Shaun Wright has finally resigned as the South Yorkshire Police and Crime Commissioner. Mr Wright, a former Labour councillor,  was the Cabinet Member for Children’s Services in Rotherham between 2005 and 2010.

Professor Alexis Jay’s report concluded that “at least” 1,400 children were subjected to sexual exploitation in that town between 1997 and 2013.

Sam Chapman, on the Top of the Cops blog, has argued that there was a particular reason that Mr Wright should resign:

“If Mr Wright has done something wrong, he should be investigated and held to account, and that should be the case whether or not he is a Police and Crime Commissioner. In some ways, him being a PCC is irrelevant to the question of whether he takes the blame for failures, perhaps even failures by him, but which largely occurred before PCCs came into being.

“No, the reason Mr Wright should resign is much simpler. He is the Police and Crime Commissioner – he represents the public, not the police, and is the person now who should be taking the independent report and running with it, to hold people to account, to press for
reform, to ensure that lessons are learned on the streets and in the management meetings, and not just in corporate spin. He can’t do that because he is compromised by having spent so many years in charge of Rotherham Children’s Services when they were systematically failing children who were being sexually abused.

“I didn’t know” in this instance is not a good defence. Anyone pleading they didn’t know is in a poor position to argue with others that they ought to have known.”

So there will now be a by-election. In 2012, Mr Wright, the Labour candidate, was elected in the first round with 51 per cent. An English Democrat came second on 15.6 per cent. Then a Conservative on 14.5 per cent. Then UKIP on 11.5 per cent and a Lib Dem on seven per cent. That result confirmed the usual pattern that the Labour Party can take voters in this area for granted. However some of those who have voted Labour hitherto may reflect that automatic Labour landslides have not proved entirely satisfactory.

The reluctance of Mr Wright to resign has led many to lament a lack of accountability – that deficiency could be resolved by introducing a recall system which the Home Secretary is now considering.

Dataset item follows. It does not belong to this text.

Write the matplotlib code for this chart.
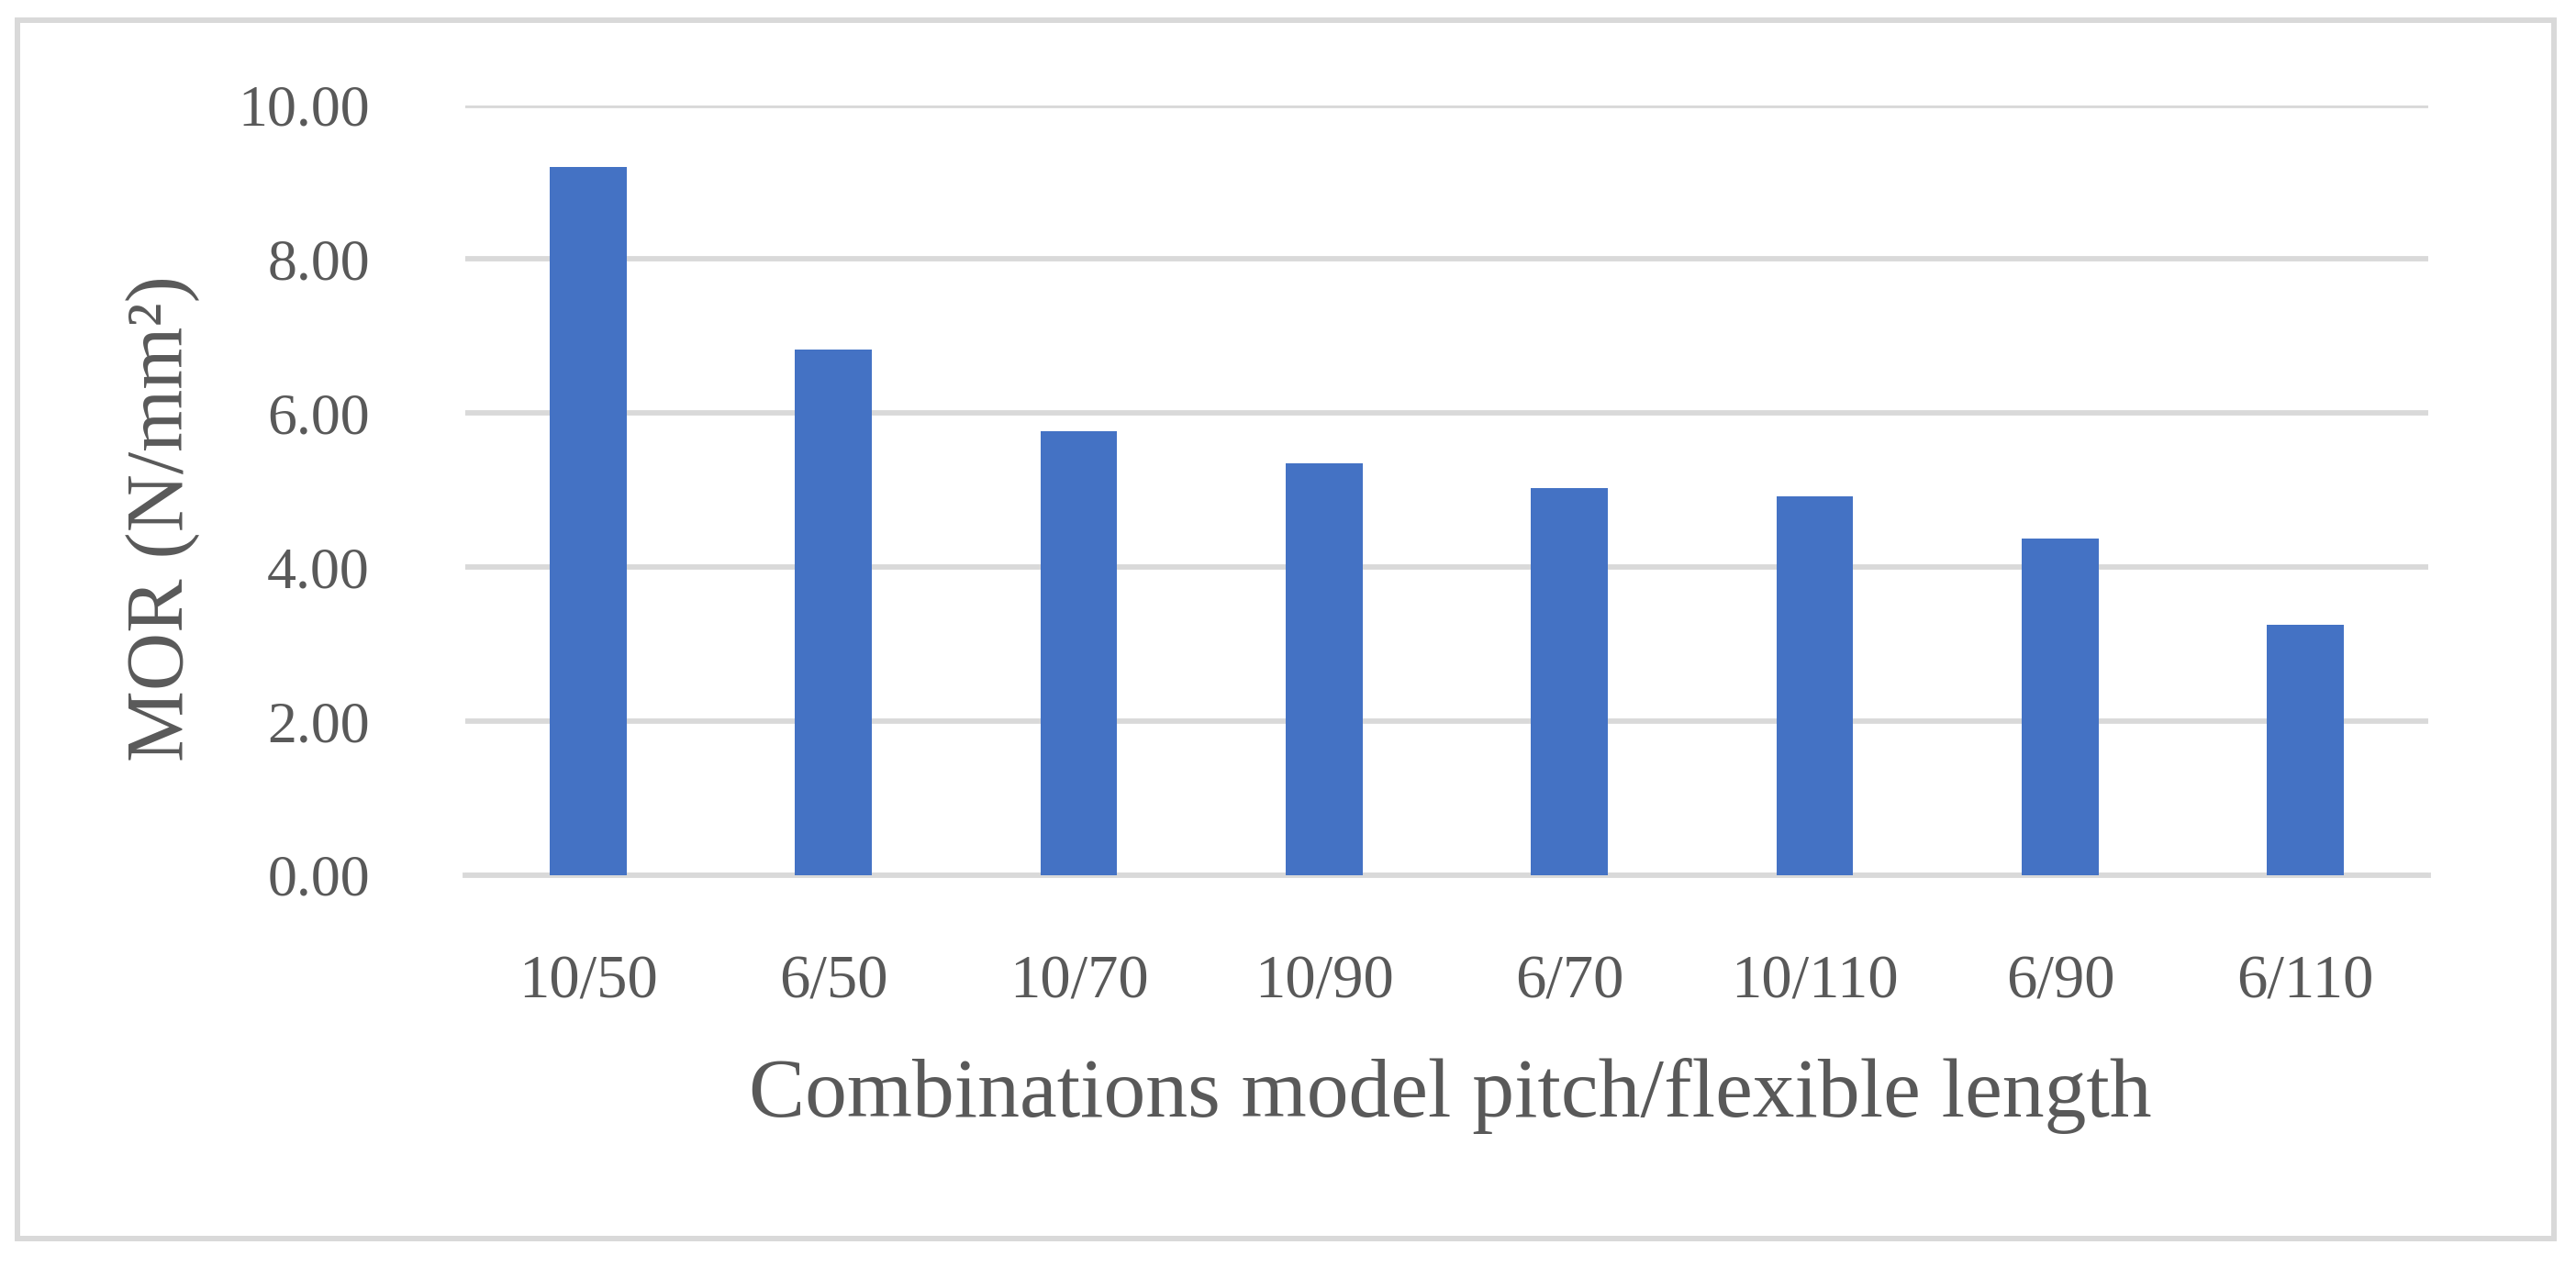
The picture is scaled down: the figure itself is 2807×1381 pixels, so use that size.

What strikes me as perverse would be to reduce accountability by abolishing the Police and Crime Commissioners and returning to the toothless police authorities.

It will be interesting to see what the level of turnout is the in forthcoming South Yorkshire PCC by-election. The turnout last time was just 15 per cent.

Will the voters of South Yorkshire still feel that it doesn’t matter who is in charge of the police?